With Primark now off the leash, a strong return to form has boosted overall revenues, with a high possibility of more to come.

Associated British Foods (LSE:ABF) had previously anticipated that Primark would have significantly better sales than in the previous comparable period due to less pandemic trading restrictions, and the numbers have certainly not disappointed so far. Except for some brief closures in the period in Austria and the Netherlands, the store estate was open and the result is a hike of 32% in retail revenues.

Contributing to this figure is more evidence of Primark’s increasing presence in the US, where sales improved by 37% as compared to two years ago. Nor is the company resting on its laurels with regard to strategy, with an improved website due to land in the UK by the end of March. Previously something of a blind spot for Primark, starkly highlighted during the pandemic, the development should give the brand some insurance against any future variants, and nudge the company towards the increasing necessity of an online presence for retail success.

Meanwhile, consumer trends remain as footfall to retail parks and town centres continues to outweigh visits to city centres. Some of the growth seen in the period was interrupted in December by the emergence of the Omicron variant, although the company notes that this effect is beginning to diminish.

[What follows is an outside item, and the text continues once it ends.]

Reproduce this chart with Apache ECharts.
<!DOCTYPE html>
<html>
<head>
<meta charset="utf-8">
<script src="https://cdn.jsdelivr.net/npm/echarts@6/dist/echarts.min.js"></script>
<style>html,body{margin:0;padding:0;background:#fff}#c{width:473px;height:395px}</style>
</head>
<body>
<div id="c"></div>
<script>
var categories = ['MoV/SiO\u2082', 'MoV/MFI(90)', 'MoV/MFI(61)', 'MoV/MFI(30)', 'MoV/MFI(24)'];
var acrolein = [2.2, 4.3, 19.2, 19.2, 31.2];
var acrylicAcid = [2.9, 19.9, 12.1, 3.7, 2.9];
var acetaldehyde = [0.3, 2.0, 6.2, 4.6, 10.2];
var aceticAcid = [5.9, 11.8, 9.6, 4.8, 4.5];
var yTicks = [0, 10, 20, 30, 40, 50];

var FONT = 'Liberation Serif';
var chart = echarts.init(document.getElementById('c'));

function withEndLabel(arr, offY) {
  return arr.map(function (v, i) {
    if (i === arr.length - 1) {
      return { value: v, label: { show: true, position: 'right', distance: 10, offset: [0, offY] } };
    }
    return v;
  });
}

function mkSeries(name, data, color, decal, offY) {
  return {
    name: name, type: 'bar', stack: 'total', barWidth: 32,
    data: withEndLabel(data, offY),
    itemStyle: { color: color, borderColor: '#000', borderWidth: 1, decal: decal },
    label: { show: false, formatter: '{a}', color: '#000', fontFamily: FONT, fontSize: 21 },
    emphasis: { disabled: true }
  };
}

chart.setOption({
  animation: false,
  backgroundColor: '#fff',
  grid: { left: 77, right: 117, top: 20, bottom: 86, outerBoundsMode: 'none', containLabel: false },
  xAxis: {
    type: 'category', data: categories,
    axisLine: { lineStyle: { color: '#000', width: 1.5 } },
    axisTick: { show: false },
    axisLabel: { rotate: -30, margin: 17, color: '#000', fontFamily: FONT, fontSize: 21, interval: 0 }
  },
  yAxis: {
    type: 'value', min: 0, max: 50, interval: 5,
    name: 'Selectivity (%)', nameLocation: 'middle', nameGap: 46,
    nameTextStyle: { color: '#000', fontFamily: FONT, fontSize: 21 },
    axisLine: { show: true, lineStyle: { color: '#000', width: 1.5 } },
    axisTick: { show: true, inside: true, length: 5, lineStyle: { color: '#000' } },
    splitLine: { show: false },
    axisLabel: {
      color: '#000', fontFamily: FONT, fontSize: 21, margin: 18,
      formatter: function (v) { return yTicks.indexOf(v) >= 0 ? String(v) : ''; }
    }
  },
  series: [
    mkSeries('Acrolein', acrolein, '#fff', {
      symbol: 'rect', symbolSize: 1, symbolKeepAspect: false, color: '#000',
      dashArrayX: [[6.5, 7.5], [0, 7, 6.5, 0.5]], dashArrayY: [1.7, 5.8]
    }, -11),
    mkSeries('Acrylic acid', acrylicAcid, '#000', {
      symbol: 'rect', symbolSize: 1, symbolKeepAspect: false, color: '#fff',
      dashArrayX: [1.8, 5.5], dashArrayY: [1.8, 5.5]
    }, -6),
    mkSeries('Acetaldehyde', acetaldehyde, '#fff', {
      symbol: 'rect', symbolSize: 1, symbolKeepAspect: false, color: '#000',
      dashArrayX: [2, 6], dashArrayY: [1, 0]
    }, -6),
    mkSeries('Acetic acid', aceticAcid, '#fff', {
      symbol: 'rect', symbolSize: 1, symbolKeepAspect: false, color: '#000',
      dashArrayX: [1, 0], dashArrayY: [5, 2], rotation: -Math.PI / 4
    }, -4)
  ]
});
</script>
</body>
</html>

Operating profit margins are also ahead of the group’s own expectations, driven by these higher volumes, tight stock control and an ongoing focus on cost savings where possible. In terms of outlook, AB Foods is expecting further significant outperformance from the Primark arm, which now accounts for 48% of group revenues, up from 40% at the full-year results.

Elsewhere, food revenues have posted a gain of 5%, despite a dip of 1% from the Grocery division which is the second largest segment within AB Foods, responsible for 22% of revenues. The group as a whole has highlighted the somewhat debilitating effects of inflationary pressures in the form of raw materials, commodities, energy and the supply chain, where longer shipping times are likely to continue for some time. The company’s reaction to these pressures has been to increase prices where possible, alongside operational cost savings.

Given the turbocharge provided by Primark, overall group revenues for the period rose by 16% and the outlook remains unchanged, with the company expecting significant improvements in adjusted operating profit and earnings per share at both the half and the full year.

In the meantime, the share price has diverged somewhat from prospects. Despite a hike of 19% over the last three months, the price remains down by 6% over the last year, as compared to a hike of 12.6% for the broader FTSE100 index. This in turn contributes to a dip of 20% over the last two years, highlighting the ground which needs to be recovered.

Even so, if the shackles continue to loosen on the vital Primark arm, the group should be poised for stronger prospects and the market consensus of the shares as a "strong buy" echoes this possibility.